> **Exercise requirements**: All of the listing below must be repeated word for word. Pictures are the only thing to omit.

Data extracted from a collection
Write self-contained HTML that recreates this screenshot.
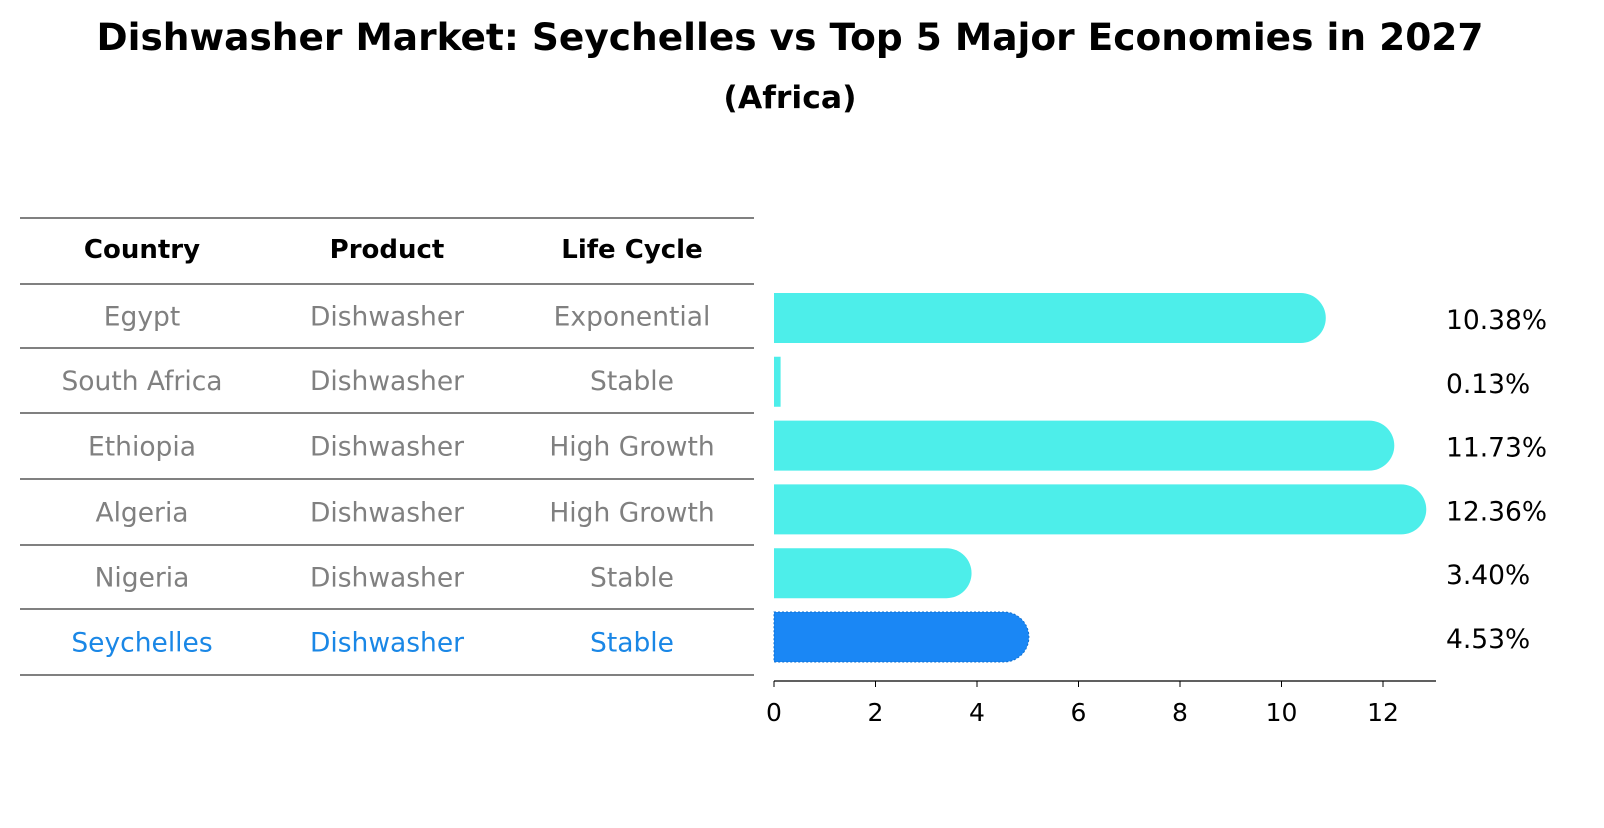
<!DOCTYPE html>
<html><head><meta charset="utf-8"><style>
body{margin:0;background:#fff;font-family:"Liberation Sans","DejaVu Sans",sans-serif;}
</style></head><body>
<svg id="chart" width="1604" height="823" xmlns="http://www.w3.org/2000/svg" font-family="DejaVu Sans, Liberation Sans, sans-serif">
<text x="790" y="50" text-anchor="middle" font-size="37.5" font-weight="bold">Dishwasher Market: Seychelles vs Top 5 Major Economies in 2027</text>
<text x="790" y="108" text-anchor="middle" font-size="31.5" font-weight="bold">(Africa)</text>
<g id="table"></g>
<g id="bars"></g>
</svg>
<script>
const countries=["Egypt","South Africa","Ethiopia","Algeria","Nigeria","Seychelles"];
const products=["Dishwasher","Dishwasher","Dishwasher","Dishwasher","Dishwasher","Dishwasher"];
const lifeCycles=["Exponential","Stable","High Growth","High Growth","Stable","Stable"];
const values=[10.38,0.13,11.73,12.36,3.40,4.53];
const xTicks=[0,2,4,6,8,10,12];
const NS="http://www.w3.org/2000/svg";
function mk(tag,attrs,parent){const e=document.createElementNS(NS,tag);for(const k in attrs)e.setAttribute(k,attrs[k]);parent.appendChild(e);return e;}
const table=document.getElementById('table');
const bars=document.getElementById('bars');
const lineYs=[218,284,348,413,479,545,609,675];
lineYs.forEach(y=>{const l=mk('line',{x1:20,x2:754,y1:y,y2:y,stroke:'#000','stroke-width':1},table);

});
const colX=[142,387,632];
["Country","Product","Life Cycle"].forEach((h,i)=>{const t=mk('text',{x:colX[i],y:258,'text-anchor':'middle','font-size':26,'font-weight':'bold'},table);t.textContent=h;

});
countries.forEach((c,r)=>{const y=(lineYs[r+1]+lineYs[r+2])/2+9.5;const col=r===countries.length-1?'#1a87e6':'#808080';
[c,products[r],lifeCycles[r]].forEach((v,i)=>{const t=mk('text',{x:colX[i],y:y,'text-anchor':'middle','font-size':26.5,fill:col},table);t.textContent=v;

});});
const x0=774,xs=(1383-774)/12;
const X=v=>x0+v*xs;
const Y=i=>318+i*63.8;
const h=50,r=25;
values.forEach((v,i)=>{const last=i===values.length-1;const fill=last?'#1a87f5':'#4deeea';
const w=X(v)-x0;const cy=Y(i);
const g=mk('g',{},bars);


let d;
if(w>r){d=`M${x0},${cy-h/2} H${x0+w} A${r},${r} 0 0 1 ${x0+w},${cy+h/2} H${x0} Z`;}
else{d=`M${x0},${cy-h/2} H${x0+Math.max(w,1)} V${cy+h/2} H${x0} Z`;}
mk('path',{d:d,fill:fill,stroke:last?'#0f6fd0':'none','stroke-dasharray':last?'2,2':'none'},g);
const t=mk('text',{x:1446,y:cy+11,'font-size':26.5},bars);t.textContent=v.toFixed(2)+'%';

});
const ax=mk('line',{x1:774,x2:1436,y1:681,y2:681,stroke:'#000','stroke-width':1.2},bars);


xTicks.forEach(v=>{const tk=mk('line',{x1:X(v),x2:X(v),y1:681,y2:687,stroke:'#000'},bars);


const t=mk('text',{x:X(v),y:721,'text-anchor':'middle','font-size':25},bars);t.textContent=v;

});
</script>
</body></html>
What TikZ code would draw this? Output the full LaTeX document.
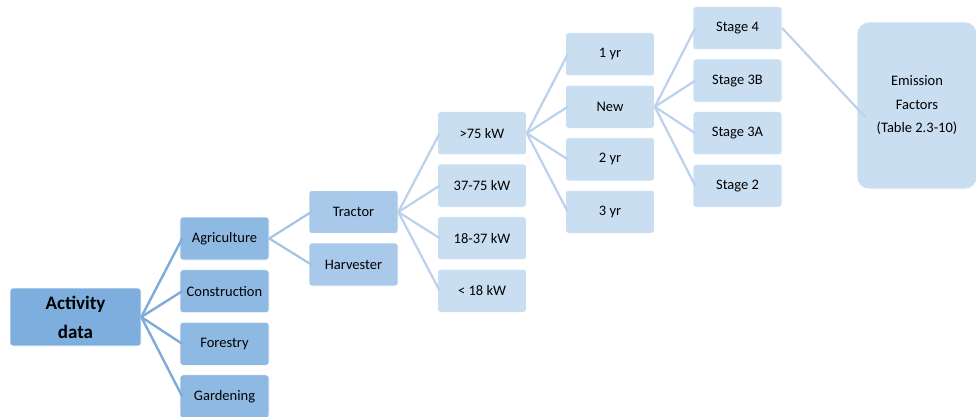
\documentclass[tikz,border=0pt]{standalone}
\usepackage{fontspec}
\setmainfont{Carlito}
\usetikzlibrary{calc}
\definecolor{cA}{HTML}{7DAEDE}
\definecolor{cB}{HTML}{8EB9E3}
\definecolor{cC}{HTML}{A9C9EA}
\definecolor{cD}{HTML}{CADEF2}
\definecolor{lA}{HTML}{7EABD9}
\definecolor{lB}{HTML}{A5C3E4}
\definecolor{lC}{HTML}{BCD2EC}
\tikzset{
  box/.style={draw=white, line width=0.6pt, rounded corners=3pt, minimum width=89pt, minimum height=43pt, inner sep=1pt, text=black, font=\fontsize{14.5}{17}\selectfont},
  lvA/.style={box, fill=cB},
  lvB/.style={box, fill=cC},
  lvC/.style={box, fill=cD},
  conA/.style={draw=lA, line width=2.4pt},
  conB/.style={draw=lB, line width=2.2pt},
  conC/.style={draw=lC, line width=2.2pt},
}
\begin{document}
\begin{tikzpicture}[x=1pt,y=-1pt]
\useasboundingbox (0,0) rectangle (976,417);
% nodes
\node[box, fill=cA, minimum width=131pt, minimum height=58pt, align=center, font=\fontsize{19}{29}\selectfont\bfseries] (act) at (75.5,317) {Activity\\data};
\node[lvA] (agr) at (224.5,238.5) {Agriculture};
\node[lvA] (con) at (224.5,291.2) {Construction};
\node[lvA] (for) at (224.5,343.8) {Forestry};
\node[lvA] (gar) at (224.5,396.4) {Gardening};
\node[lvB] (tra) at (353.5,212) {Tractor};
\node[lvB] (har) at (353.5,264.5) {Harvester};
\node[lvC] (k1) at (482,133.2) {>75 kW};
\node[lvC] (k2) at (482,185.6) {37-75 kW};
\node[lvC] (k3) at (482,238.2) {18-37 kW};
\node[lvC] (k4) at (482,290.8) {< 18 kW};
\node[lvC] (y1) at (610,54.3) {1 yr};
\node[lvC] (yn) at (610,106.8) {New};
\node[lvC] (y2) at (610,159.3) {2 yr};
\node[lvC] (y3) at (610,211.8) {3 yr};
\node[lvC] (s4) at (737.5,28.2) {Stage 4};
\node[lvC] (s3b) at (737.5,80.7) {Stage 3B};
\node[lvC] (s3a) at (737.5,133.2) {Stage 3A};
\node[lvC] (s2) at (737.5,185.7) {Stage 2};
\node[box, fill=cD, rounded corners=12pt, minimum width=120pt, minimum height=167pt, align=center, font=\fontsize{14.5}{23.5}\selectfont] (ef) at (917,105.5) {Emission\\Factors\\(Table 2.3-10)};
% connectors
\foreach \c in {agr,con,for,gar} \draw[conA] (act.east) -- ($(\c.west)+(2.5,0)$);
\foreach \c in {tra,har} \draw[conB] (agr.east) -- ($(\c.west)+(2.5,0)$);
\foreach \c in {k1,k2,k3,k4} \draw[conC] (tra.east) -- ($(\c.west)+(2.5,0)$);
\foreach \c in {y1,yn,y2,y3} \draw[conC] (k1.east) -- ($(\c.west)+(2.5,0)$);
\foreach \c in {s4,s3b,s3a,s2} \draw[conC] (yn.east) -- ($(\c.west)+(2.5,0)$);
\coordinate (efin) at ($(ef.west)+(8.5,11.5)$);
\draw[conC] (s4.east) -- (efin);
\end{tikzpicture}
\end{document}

> **Exercise answer**:
Write self-contained HTML that recreates this screenshot.
<!DOCTYPE html>
<html><head><meta charset="utf-8"><style>
body{margin:0;background:#fff;font-family:"Liberation Sans","DejaVu Sans",sans-serif;}
</style></head><body>
<svg id="chart" width="1604" height="823" xmlns="http://www.w3.org/2000/svg" font-family="DejaVu Sans, Liberation Sans, sans-serif">
<text x="790" y="50" text-anchor="middle" font-size="37.5" font-weight="bold">Dishwasher Market: Seychelles vs Top 5 Major Economies in 2027</text>
<text x="790" y="108" text-anchor="middle" font-size="31.5" font-weight="bold">(Africa)</text>
<g id="table"></g>
<g id="bars"></g>
</svg>
<script>
const countries=["Egypt","South Africa","Ethiopia","Algeria","Nigeria","Seychelles"];
const products=["Dishwasher","Dishwasher","Dishwasher","Dishwasher","Dishwasher","Dishwasher"];
const lifeCycles=["Exponential","Stable","High Growth","High Growth","Stable","Stable"];
const values=[10.38,0.13,11.73,12.36,3.40,4.53];
const xTicks=[0,2,4,6,8,10,12];
const NS="http://www.w3.org/2000/svg";
function mk(tag,attrs,parent){const e=document.createElementNS(NS,tag);for(const k in attrs)e.setAttribute(k,attrs[k]);parent.appendChild(e);return e;}
const table=document.getElementById('table');
const bars=document.getElementById('bars');
const lineYs=[218,284,348,413,479,545,609,675];
lineYs.forEach(y=>{const l=mk('line',{x1:20,x2:754,y1:y,y2:y,stroke:'#000','stroke-width':1},table);

});
const colX=[142,387,632];
["Country","Product","Life Cycle"].forEach((h,i)=>{const t=mk('text',{x:colX[i],y:258,'text-anchor':'middle','font-size':26,'font-weight':'bold'},table);t.textContent=h;

});
countries.forEach((c,r)=>{const y=(lineYs[r+1]+lineYs[r+2])/2+9.5;const col=r===countries.length-1?'#1a87e6':'#808080';
[c,products[r],lifeCycles[r]].forEach((v,i)=>{const t=mk('text',{x:colX[i],y:y,'text-anchor':'middle','font-size':26.5,fill:col},table);t.textContent=v;

});});
const x0=774,xs=(1383-774)/12;
const X=v=>x0+v*xs;
const Y=i=>318+i*63.8;
const h=50,r=25;
values.forEach((v,i)=>{const last=i===values.length-1;const fill=last?'#1a87f5':'#4deeea';
const w=X(v)-x0;const cy=Y(i);
const g=mk('g',{},bars);


let d;
if(w>r){d=`M${x0},${cy-h/2} H${x0+w} A${r},${r} 0 0 1 ${x0+w},${cy+h/2} H${x0} Z`;}
else{d=`M${x0},${cy-h/2} H${x0+Math.max(w,1)} V${cy+h/2} H${x0} Z`;}
mk('path',{d:d,fill:fill,stroke:last?'#0f6fd0':'none','stroke-dasharray':last?'2,2':'none'},g);
const t=mk('text',{x:1446,y:cy+11,'font-size':26.5},bars);t.textContent=v.toFixed(2)+'%';

});
const ax=mk('line',{x1:774,x2:1436,y1:681,y2:681,stroke:'#000','stroke-width':1.2},bars);


xTicks.forEach(v=>{const tk=mk('line',{x1:X(v),x2:X(v),y1:681,y2:687,stroke:'#000'},bars);


const t=mk('text',{x:X(v),y:721,'text-anchor':'middle','font-size':25},bars);t.textContent=v;

});
</script>
</body></html>
What TikZ code would draw this? Output the full LaTeX document.
\documentclass[tikz,border=0pt]{standalone}
\usepackage{fontspec}
\setmainfont{Carlito}
\usetikzlibrary{calc}
\definecolor{cA}{HTML}{7DAEDE}
\definecolor{cB}{HTML}{8EB9E3}
\definecolor{cC}{HTML}{A9C9EA}
\definecolor{cD}{HTML}{CADEF2}
\definecolor{lA}{HTML}{7EABD9}
\definecolor{lB}{HTML}{A5C3E4}
\definecolor{lC}{HTML}{BCD2EC}
\tikzset{
  box/.style={draw=white, line width=0.6pt, rounded corners=3pt, minimum width=89pt, minimum height=43pt, inner sep=1pt, text=black, font=\fontsize{14.5}{17}\selectfont},
  lvA/.style={box, fill=cB},
  lvB/.style={box, fill=cC},
  lvC/.style={box, fill=cD},
  conA/.style={draw=lA, line width=2.4pt},
  conB/.style={draw=lB, line width=2.2pt},
  conC/.style={draw=lC, line width=2.2pt},
}
\begin{document}
\begin{tikzpicture}[x=1pt,y=-1pt]
\useasboundingbox (0,0) rectangle (976,417);
% nodes
\node[box, fill=cA, minimum width=131pt, minimum height=58pt, align=center, font=\fontsize{19}{29}\selectfont\bfseries] (act) at (75.5,317) {Activity\\data};
\node[lvA] (agr) at (224.5,238.5) {Agriculture};
\node[lvA] (con) at (224.5,291.2) {Construction};
\node[lvA] (for) at (224.5,343.8) {Forestry};
\node[lvA] (gar) at (224.5,396.4) {Gardening};
\node[lvB] (tra) at (353.5,212) {Tractor};
\node[lvB] (har) at (353.5,264.5) {Harvester};
\node[lvC] (k1) at (482,133.2) {>75 kW};
\node[lvC] (k2) at (482,185.6) {37-75 kW};
\node[lvC] (k3) at (482,238.2) {18-37 kW};
\node[lvC] (k4) at (482,290.8) {< 18 kW};
\node[lvC] (y1) at (610,54.3) {1 yr};
\node[lvC] (yn) at (610,106.8) {New};
\node[lvC] (y2) at (610,159.3) {2 yr};
\node[lvC] (y3) at (610,211.8) {3 yr};
\node[lvC] (s4) at (737.5,28.2) {Stage 4};
\node[lvC] (s3b) at (737.5,80.7) {Stage 3B};
\node[lvC] (s3a) at (737.5,133.2) {Stage 3A};
\node[lvC] (s2) at (737.5,185.7) {Stage 2};
\node[box, fill=cD, rounded corners=12pt, minimum width=120pt, minimum height=167pt, align=center, font=\fontsize{14.5}{23.5}\selectfont] (ef) at (917,105.5) {Emission\\Factors\\(Table 2.3-10)};
% connectors
\foreach \c in {agr,con,for,gar} \draw[conA] (act.east) -- ($(\c.west)+(2.5,0)$);
\foreach \c in {tra,har} \draw[conB] (agr.east) -- ($(\c.west)+(2.5,0)$);
\foreach \c in {k1,k2,k3,k4} \draw[conC] (tra.east) -- ($(\c.west)+(2.5,0)$);
\foreach \c in {y1,yn,y2,y3} \draw[conC] (k1.east) -- ($(\c.west)+(2.5,0)$);
\foreach \c in {s4,s3b,s3a,s2} \draw[conC] (yn.east) -- ($(\c.west)+(2.5,0)$);
\coordinate (efin) at ($(ef.west)+(8.5,11.5)$);
\draw[conC] (s4.east) -- (efin);
\end{tikzpicture}
\end{document}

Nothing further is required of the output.